What ISO 55001 covers
ISO 55001 is the international standard for an asset management system. It helps organisations realise the most value from their physical assets — plant, equipment, infrastructure and property — by managing them deliberately across their whole lifecycle, balancing performance, risk and cost. It turns asset decisions into a managed, evidence-based discipline rather than a series of isolated maintenance choices.
It applies to any organisation whose success depends on physical assets: utilities, transport and infrastructure operators, manufacturers, energy companies and large estate operators.

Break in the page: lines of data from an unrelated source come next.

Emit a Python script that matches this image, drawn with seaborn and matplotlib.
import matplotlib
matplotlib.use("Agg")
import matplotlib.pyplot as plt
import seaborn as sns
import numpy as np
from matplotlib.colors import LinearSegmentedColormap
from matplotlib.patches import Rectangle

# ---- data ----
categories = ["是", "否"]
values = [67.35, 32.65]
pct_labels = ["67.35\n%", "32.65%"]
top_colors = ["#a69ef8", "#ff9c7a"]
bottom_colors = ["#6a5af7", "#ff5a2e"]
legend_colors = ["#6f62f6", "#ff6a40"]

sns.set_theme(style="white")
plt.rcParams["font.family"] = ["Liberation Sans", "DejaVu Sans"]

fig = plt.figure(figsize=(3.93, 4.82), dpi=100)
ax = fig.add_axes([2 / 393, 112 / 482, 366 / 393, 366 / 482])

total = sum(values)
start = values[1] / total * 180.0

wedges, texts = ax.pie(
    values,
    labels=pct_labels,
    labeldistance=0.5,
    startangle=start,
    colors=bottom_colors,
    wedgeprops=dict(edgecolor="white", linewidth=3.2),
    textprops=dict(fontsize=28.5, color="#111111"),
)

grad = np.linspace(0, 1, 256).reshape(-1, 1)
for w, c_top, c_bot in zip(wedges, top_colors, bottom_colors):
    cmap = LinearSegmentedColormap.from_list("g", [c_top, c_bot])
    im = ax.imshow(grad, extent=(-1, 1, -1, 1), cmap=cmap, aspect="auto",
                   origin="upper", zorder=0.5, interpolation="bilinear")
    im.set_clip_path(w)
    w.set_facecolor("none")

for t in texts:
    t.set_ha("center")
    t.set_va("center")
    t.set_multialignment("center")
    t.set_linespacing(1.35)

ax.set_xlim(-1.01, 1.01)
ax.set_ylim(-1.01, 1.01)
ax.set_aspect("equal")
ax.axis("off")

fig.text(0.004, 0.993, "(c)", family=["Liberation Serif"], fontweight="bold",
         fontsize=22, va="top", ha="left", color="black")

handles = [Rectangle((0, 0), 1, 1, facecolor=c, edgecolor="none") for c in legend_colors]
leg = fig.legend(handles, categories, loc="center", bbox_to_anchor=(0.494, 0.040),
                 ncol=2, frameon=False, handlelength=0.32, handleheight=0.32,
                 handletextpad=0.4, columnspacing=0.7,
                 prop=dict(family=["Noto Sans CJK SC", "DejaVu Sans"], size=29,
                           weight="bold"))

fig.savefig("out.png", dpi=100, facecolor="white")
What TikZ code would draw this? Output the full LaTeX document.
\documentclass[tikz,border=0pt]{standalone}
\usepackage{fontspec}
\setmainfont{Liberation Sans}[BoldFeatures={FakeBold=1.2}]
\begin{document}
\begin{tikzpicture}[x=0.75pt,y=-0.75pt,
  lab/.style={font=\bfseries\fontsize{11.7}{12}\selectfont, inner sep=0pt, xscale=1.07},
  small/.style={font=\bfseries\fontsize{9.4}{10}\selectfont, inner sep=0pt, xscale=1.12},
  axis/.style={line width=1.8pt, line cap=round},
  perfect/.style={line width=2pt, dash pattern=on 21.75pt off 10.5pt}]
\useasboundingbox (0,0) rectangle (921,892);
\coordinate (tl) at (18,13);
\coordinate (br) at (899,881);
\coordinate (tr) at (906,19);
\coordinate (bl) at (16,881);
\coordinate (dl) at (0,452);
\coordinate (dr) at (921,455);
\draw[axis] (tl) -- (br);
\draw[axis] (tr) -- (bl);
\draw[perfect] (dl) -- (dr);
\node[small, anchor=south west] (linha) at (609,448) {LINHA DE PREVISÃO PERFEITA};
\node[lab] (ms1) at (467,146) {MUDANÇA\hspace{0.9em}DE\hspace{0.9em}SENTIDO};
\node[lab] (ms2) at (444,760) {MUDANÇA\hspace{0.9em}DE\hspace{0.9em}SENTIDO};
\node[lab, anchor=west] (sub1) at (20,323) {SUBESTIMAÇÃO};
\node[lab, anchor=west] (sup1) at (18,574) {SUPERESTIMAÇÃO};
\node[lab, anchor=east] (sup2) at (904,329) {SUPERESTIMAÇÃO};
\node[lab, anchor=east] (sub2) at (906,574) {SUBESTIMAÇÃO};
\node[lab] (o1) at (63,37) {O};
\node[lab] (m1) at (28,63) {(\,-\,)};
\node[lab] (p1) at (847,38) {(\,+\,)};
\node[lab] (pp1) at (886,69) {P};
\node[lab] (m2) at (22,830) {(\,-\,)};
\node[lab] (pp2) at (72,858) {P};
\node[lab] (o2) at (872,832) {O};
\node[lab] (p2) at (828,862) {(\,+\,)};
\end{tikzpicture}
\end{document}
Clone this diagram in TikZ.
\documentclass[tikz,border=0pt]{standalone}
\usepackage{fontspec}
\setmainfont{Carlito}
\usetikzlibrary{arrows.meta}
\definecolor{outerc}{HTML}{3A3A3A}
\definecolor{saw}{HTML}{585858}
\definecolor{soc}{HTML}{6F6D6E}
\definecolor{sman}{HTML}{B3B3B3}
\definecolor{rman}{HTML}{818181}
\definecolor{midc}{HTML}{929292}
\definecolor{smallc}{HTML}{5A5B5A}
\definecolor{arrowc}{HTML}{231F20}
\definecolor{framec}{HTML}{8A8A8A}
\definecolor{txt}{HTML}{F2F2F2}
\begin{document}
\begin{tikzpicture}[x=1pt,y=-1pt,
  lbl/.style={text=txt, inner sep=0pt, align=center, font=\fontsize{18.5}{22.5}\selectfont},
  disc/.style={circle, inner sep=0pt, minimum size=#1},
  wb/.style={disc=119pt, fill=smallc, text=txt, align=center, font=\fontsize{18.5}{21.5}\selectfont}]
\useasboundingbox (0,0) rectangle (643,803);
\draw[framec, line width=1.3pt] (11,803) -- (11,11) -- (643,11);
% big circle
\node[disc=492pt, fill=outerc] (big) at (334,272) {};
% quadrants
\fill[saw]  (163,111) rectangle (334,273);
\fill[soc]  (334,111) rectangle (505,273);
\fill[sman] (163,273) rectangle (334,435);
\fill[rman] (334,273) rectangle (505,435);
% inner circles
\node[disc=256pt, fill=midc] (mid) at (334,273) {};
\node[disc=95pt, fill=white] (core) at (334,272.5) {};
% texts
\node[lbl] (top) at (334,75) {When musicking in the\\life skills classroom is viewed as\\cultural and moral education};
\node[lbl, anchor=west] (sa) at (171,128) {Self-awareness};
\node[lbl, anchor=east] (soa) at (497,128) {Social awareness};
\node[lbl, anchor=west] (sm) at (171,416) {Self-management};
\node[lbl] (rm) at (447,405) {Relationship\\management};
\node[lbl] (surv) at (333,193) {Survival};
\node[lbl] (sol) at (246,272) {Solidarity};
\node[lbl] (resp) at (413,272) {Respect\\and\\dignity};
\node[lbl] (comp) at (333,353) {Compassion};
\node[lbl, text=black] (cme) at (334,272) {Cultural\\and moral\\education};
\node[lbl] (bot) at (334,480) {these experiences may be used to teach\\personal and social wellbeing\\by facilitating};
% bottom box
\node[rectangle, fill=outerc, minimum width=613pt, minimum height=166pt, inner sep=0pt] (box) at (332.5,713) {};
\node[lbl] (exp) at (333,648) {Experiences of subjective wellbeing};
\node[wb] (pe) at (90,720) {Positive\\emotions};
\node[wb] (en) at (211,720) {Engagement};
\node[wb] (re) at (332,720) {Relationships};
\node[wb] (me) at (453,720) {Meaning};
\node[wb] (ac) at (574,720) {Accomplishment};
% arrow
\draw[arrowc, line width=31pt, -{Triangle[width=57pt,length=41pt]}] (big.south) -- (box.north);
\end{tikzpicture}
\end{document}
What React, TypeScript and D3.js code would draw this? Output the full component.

What certification involves
Certification is a two-stage assessment that examines how assets are managed across their lifecycle, typically including:
- An asset management policy and strategy aligned to organisational objectives
- Lifecycle planning — acquisition, operation, maintenance and disposal
- Risk and criticality assessment of assets
- Performance monitoring and decision-making based on asset data
It sits within the ISO Certifications portfolio and complements ISO 9001 for quality and ISO 41001 for facility management.
Timeline & process
For most organisations, ISO 55001 certification takes around 12–16 weeks, depending on the size and complexity of the asset base in scope. Each engagement begins with a fixed-price scoping call and a proposal within 24 hours.
Common questions
Who needs ISO 55001?
Organisations whose performance depends on physical assets — utilities, transport and infrastructure operators, manufacturers, property and estate managers, and energy companies — particularly where regulators or investors want evidence assets are managed responsibly.
What is the difference between asset management and maintenance?
Maintenance keeps individual assets working; asset management is the broader discipline of deciding how to invest in, operate, maintain and replace assets to deliver the best value at acceptable risk and cost. ISO 55001 certifies the management system around those decisions.